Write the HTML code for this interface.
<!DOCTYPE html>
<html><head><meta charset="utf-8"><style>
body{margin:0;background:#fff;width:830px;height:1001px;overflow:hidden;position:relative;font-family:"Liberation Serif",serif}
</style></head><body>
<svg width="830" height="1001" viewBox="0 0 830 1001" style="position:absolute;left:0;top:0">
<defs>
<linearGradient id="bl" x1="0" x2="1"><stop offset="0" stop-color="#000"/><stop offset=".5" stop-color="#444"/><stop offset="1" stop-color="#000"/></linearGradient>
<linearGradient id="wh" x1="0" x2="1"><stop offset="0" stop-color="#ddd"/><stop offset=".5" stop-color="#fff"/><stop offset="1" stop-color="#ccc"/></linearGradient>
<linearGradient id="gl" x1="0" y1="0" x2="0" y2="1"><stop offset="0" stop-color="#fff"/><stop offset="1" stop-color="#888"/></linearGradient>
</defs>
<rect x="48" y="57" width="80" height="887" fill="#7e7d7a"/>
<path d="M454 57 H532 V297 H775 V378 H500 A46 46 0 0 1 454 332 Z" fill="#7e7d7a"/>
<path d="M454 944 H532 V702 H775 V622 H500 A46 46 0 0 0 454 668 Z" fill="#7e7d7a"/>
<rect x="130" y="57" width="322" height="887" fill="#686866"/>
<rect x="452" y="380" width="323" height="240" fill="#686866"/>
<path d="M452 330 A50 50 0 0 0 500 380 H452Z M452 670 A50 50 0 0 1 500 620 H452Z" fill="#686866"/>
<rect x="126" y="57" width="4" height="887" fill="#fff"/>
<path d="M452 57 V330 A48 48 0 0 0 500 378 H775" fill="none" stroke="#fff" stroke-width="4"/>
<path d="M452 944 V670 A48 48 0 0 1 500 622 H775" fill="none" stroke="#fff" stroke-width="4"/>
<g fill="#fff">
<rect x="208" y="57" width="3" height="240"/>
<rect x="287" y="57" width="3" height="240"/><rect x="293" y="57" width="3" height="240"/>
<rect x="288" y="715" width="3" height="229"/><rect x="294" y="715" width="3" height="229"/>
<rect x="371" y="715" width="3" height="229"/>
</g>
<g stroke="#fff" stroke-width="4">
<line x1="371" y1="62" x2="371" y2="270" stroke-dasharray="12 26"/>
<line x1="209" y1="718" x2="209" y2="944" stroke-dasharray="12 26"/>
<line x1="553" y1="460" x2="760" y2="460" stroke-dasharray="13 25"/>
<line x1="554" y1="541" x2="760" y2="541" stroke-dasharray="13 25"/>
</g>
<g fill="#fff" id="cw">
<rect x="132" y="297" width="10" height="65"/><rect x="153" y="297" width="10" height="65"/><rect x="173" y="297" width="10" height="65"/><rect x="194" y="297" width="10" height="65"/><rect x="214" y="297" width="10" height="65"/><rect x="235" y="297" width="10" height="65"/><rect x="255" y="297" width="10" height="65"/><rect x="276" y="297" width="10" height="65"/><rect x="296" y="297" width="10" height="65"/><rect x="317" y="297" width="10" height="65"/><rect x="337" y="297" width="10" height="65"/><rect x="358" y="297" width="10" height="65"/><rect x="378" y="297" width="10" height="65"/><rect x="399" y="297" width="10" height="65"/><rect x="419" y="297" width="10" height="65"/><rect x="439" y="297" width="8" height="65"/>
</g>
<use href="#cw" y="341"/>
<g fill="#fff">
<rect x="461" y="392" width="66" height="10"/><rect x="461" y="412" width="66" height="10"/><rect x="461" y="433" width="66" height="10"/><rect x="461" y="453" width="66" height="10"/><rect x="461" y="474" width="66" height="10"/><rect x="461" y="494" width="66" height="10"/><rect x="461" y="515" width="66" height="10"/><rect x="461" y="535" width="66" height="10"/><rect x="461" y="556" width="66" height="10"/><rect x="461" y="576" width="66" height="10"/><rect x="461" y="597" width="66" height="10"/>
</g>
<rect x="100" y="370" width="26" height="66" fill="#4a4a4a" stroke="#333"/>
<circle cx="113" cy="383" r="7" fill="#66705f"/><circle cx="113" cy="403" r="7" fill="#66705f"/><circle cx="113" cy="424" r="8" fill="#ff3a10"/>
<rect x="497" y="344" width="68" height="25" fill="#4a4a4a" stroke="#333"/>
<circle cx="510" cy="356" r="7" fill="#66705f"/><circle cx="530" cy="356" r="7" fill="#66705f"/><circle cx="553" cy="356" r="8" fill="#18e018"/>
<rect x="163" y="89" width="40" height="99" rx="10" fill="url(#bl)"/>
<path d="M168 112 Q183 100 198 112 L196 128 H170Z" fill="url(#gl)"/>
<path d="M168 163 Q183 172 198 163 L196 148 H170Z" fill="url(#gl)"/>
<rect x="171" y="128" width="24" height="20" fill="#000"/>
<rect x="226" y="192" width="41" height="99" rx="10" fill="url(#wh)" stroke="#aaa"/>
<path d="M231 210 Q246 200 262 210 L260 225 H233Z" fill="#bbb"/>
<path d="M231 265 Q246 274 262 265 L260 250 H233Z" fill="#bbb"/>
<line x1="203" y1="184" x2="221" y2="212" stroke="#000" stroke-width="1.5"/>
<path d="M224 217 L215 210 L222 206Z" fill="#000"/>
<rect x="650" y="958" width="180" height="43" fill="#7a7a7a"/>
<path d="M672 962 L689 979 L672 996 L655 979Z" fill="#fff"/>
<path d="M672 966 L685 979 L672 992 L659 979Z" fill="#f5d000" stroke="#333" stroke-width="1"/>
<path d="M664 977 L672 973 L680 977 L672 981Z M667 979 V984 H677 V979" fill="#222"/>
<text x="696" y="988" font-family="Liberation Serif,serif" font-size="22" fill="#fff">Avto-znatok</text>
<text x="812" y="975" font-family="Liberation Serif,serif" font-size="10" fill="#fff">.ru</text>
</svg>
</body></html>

EXERCISE GOAL ->
Transcribe the data above in full, exactly.

TASK RESPONSE ->
Write the HTML code for this interface.
<!DOCTYPE html>
<html><head><meta charset="utf-8"><style>
body{margin:0;background:#fff;width:830px;height:1001px;overflow:hidden;position:relative;font-family:"Liberation Serif",serif}
</style></head><body>
<svg width="830" height="1001" viewBox="0 0 830 1001" style="position:absolute;left:0;top:0">
<defs>
<linearGradient id="bl" x1="0" x2="1"><stop offset="0" stop-color="#000"/><stop offset=".5" stop-color="#444"/><stop offset="1" stop-color="#000"/></linearGradient>
<linearGradient id="wh" x1="0" x2="1"><stop offset="0" stop-color="#ddd"/><stop offset=".5" stop-color="#fff"/><stop offset="1" stop-color="#ccc"/></linearGradient>
<linearGradient id="gl" x1="0" y1="0" x2="0" y2="1"><stop offset="0" stop-color="#fff"/><stop offset="1" stop-color="#888"/></linearGradient>
</defs>
<rect x="48" y="57" width="80" height="887" fill="#7e7d7a"/>
<path d="M454 57 H532 V297 H775 V378 H500 A46 46 0 0 1 454 332 Z" fill="#7e7d7a"/>
<path d="M454 944 H532 V702 H775 V622 H500 A46 46 0 0 0 454 668 Z" fill="#7e7d7a"/>
<rect x="130" y="57" width="322" height="887" fill="#686866"/>
<rect x="452" y="380" width="323" height="240" fill="#686866"/>
<path d="M452 330 A50 50 0 0 0 500 380 H452Z M452 670 A50 50 0 0 1 500 620 H452Z" fill="#686866"/>
<rect x="126" y="57" width="4" height="887" fill="#fff"/>
<path d="M452 57 V330 A48 48 0 0 0 500 378 H775" fill="none" stroke="#fff" stroke-width="4"/>
<path d="M452 944 V670 A48 48 0 0 1 500 622 H775" fill="none" stroke="#fff" stroke-width="4"/>
<g fill="#fff">
<rect x="208" y="57" width="3" height="240"/>
<rect x="287" y="57" width="3" height="240"/><rect x="293" y="57" width="3" height="240"/>
<rect x="288" y="715" width="3" height="229"/><rect x="294" y="715" width="3" height="229"/>
<rect x="371" y="715" width="3" height="229"/>
</g>
<g stroke="#fff" stroke-width="4">
<line x1="371" y1="62" x2="371" y2="270" stroke-dasharray="12 26"/>
<line x1="209" y1="718" x2="209" y2="944" stroke-dasharray="12 26"/>
<line x1="553" y1="460" x2="760" y2="460" stroke-dasharray="13 25"/>
<line x1="554" y1="541" x2="760" y2="541" stroke-dasharray="13 25"/>
</g>
<g fill="#fff" id="cw">
<rect x="132" y="297" width="10" height="65"/><rect x="153" y="297" width="10" height="65"/><rect x="173" y="297" width="10" height="65"/><rect x="194" y="297" width="10" height="65"/><rect x="214" y="297" width="10" height="65"/><rect x="235" y="297" width="10" height="65"/><rect x="255" y="297" width="10" height="65"/><rect x="276" y="297" width="10" height="65"/><rect x="296" y="297" width="10" height="65"/><rect x="317" y="297" width="10" height="65"/><rect x="337" y="297" width="10" height="65"/><rect x="358" y="297" width="10" height="65"/><rect x="378" y="297" width="10" height="65"/><rect x="399" y="297" width="10" height="65"/><rect x="419" y="297" width="10" height="65"/><rect x="439" y="297" width="8" height="65"/>
</g>
<use href="#cw" y="341"/>
<g fill="#fff">
<rect x="461" y="392" width="66" height="10"/><rect x="461" y="412" width="66" height="10"/><rect x="461" y="433" width="66" height="10"/><rect x="461" y="453" width="66" height="10"/><rect x="461" y="474" width="66" height="10"/><rect x="461" y="494" width="66" height="10"/><rect x="461" y="515" width="66" height="10"/><rect x="461" y="535" width="66" height="10"/><rect x="461" y="556" width="66" height="10"/><rect x="461" y="576" width="66" height="10"/><rect x="461" y="597" width="66" height="10"/>
</g>
<rect x="100" y="370" width="26" height="66" fill="#4a4a4a" stroke="#333"/>
<circle cx="113" cy="383" r="7" fill="#66705f"/><circle cx="113" cy="403" r="7" fill="#66705f"/><circle cx="113" cy="424" r="8" fill="#ff3a10"/>
<rect x="497" y="344" width="68" height="25" fill="#4a4a4a" stroke="#333"/>
<circle cx="510" cy="356" r="7" fill="#66705f"/><circle cx="530" cy="356" r="7" fill="#66705f"/><circle cx="553" cy="356" r="8" fill="#18e018"/>
<rect x="163" y="89" width="40" height="99" rx="10" fill="url(#bl)"/>
<path d="M168 112 Q183 100 198 112 L196 128 H170Z" fill="url(#gl)"/>
<path d="M168 163 Q183 172 198 163 L196 148 H170Z" fill="url(#gl)"/>
<rect x="171" y="128" width="24" height="20" fill="#000"/>
<rect x="226" y="192" width="41" height="99" rx="10" fill="url(#wh)" stroke="#aaa"/>
<path d="M231 210 Q246 200 262 210 L260 225 H233Z" fill="#bbb"/>
<path d="M231 265 Q246 274 262 265 L260 250 H233Z" fill="#bbb"/>
<line x1="203" y1="184" x2="221" y2="212" stroke="#000" stroke-width="1.5"/>
<path d="M224 217 L215 210 L222 206Z" fill="#000"/>
<rect x="650" y="958" width="180" height="43" fill="#7a7a7a"/>
<path d="M672 962 L689 979 L672 996 L655 979Z" fill="#fff"/>
<path d="M672 966 L685 979 L672 992 L659 979Z" fill="#f5d000" stroke="#333" stroke-width="1"/>
<path d="M664 977 L672 973 L680 977 L672 981Z M667 979 V984 H677 V979" fill="#222"/>
<text x="696" y="988" font-family="Liberation Serif,serif" font-size="22" fill="#fff">Avto-znatok</text>
<text x="812" y="975" font-family="Liberation Serif,serif" font-size="10" fill="#fff">.ru</text>
</svg>
</body></html>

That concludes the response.